Produced by ATTN:, a social change news and media company, this one-minute video highlights negative and stereotypical representations of Black or African American women frequently seen in the media. Stereotypes discussed include the “Baby Mama,” the “Angry Black Woman,” Black women as “gold diggers,” uneducated or unrefined, and as “hoes.” In addition to a series of media clips showing examples of these stereotypes from various television shows and movies, prominent Black and African American women are shown speaking about the impact of these stereotypes. For example, First Lady Michelle Obama describes how the media have portrayed her as the “Angry Black Woman” stereotype since Barack Obama announced he was running for president. Between these clips, statistics are also featured on screen, including, “Only 41% of Black women see themselves depicted as beauties,” and “Negative images of Black women appear twice as frequently as positive ones.” This video aims to bring attention to these issues as well as discuss #blackgirlmagic, which became a hashtag trending in January-March of 2016. This hashtag is used to “illustrate the universal awesomeness of black women. It’s about celebrating anything we deem particularly dope, inspiring or mind-blowing about ourselves” and serves as a rallying point in support of women that are speaking back against these established stereotypes. This hashtag has spread, and many people have posted relevant photos and messages using the hashtag on several different social media sites.

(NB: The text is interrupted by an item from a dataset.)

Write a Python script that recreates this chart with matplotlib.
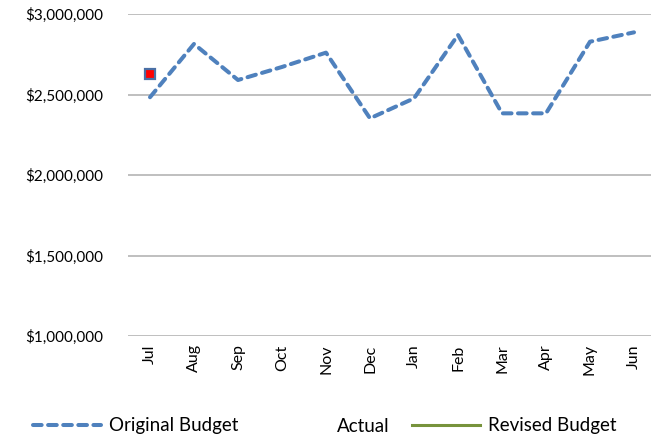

Think about the stereotypes that are being discussed in the video. How do this video and the blackgirlmagic hashtag challenge these stereotypes? Do you think they are effective? How?
How do stereotypes portrayed in the media misrepresent groups of people? Why does this matter? How does it impact how we see ourselves and how we interact with others?
What other stereotypes do you see repeated and presented in media associated with other racial or gender groups? Have you ever misjudged someone, even if unintentionally, due to stereotypes frequently represented in media? How did it affect your behavior and first impression? What happened? How often does this happen?
Have you ever experienced an interaction in which you realized you were being asked something because of a stereotype about a group you belong to or were perceived as belonging to? What happened? How often does it happen? How did it make you feel? How has it impacted your behavior?
Where do stereotypes come from? Who continues to replicate and reinforce them?